Spatial-temporal focus


General question:


Listen for contrasts. Listen for climaxes.

Movement, form:


Listen for movement and sustained sound. What kind of movement? What kind of melodies?
Listen for phrasing. Where does a phrase begin, what is its course, where does it end?
Listen for single events versus continuity. Listen for gestalts versus fragments.
Listen for tension and relaxation.

Divide the music into sections. Mark subdivisions if relevant. Characterize the sections.
Describe the overall form. How does the music come to an end?

Sound:


Listen for the sound in itself. What kinds of sound? What sound qualities? What registers?
Clear and diffuse qualities. Volume and energy.
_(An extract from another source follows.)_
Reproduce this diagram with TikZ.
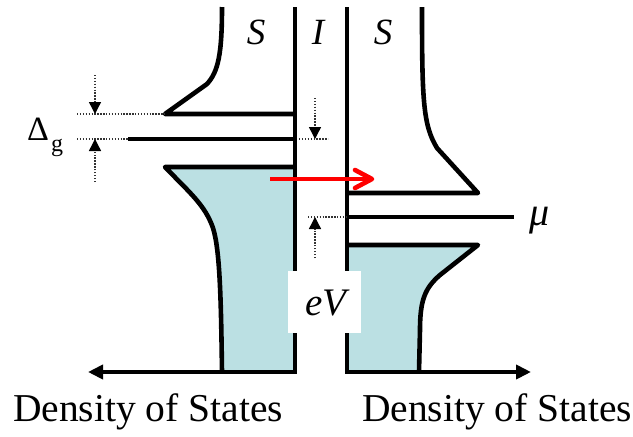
\documentclass[tikz,border=0pt]{standalone}
\usepackage{fontspec}
\setmainfont{Liberation Serif}
\usetikzlibrary{arrows.meta}
\definecolor{dosfill}{RGB}{187,224,227}
\begin{document}
\begin{tikzpicture}[x=1pt,y=-1pt,
  heavy/.style={line width=4.6pt, line join=round},
  dotline/.style={line width=1.4pt, dash pattern=on 1.4pt off 1.5pt, black!80},
  dotarrow/.style={dotline, -{Triangle[length=12pt,width=12pt,color=black]}},
  axisarrow/.style={line width=4.6pt, line join=miter, -{Triangle[length=15pt,width=14pt]}},
  lbl/.style={inner sep=0pt, font=\fontsize{37}{39}\selectfont\itshape},
  dos/.style={inner sep=0pt, anchor=base, font=\fontsize{39.5}{41}\selectfont}
]
\useasboundingbox (0,0) rectangle (633,437);
% named coordinates
\coordinate (lbTop) at (295,7);
\coordinate (lbBot) at (295,372);
\coordinate (rbTop) at (347,7);
\coordinate (rbBot) at (347,372);
\coordinate (laxEnd) at (88,372);
\coordinate (raxEnd) at (531,372);
% fills
\fill[dosfill] (165,167) -- (295,167) -- (295,372) -- (222,372)
  .. controls (221,300) and (220,250) .. (213,228)
  .. controls (205,205) and (190,193) .. cycle;
\fill[dosfill] (347,245) -- (478,245) -- (440,275)
  .. controls (425,288) and (420,300) .. (420,330) -- (419,372) -- (347,372) -- cycle;
% left S outline
\draw[heavy] (222,7) .. controls (222,55) and (218,72) .. (207,84) -- (165,114) -- (295,114);
\draw[heavy] (128,139) -- (295,139);
\draw[heavy] (295,167) -- (165,167)
  .. controls (190,193) and (205,205) .. (213,228)
  .. controls (220,250) and (221,300) .. (222,372);
% right S outline
\draw[heavy] (422,7) .. controls (422,100) and (423,125) .. (437,148) -- (478,193) -- (347,193);
\draw[heavy] (347,217) -- (514,217);
\draw[heavy] (347,245) -- (478,245) -- (440,275)
  .. controls (425,288) and (420,300) .. (420,330) -- (419,372);
% barriers and axes
\draw[axisarrow] (lbTop) -- (lbBot) -- (laxEnd);
\draw[axisarrow] (rbTop) -- (rbBot) -- (raxEnd);
% dotted gap markers
\draw[dotline] (77,114) -- (165,114);
\draw[dotline] (77,139) -- (128,139);
\draw[dotarrow] (95,75) -- (95,114);
\draw[dotarrow] (95,182) -- (95,139);
\draw[dotline] (299,139) -- (328,139);
\draw[dotarrow] (315,98) -- (315,139);
\draw[dotline] (308,217) -- (347,217);
\draw[dotarrow] (315,258) -- (315,217);
% red tunnelling arrow
\coordinate (redS) at (270,179);
\coordinate (redT) at (372,179);
\draw[red, line width=4.6pt] (redS) -- (redT);
\draw[red, line width=4.6pt, line cap=round, line join=round] (355,170) -- (redT) -- (355,188);
% eV box
\node[fill=white, minimum width=73pt, minimum height=62pt, inner sep=0pt] (evbox) at (324.5,302) {};
\node[lbl, font=\fontsize{39}{41}\selectfont\itshape] (ev) at (326,303) {eV};
% labels
\node[lbl] (sL) at (256,32) {S};
\node[lbl] (iL) at (318,32) {I};
\node[lbl] (sR) at (383,32) {S};
\node[lbl, font=\fontsize{40}{42}\selectfont\itshape] (mu) at (540,221) {μ};
\node[inner sep=0pt, font=\fontsize{34}{36}\selectfont] (delta) at (38,129) {Δ};
\node[inner sep=0pt, font=\fontsize{24}{26}\selectfont] (gsub) at (57,148) {g};
\node[dos] (dosL) at (148,421) {Density of States};
\node[dos] (dosR) at (497,421) {Density of States};
\end{tikzpicture}
\end{document}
Listen for particular sound sources, instruments, timbres.

Listen for the qualities of the single sounds. Beginnings and endings of single sounds.
The dynamic evolution of a tone. Clarity. Vibrato. Pizzicato. Tremolo. Tone bending.

Listen for the qualities of the high tones. Listen for the qualities of the deep sounds.

Composite sound:


Listen for the qualities of composite sounds. Fusion and segregation of components.
Harmony and other kinds of simultaneity. Compound qualities of orchestration.

Expansion of unison in several octaves. Interference. Simultaneity of noise and tone.

Sound production:


What physical surfaces meet to produce the sound, and how do they meet?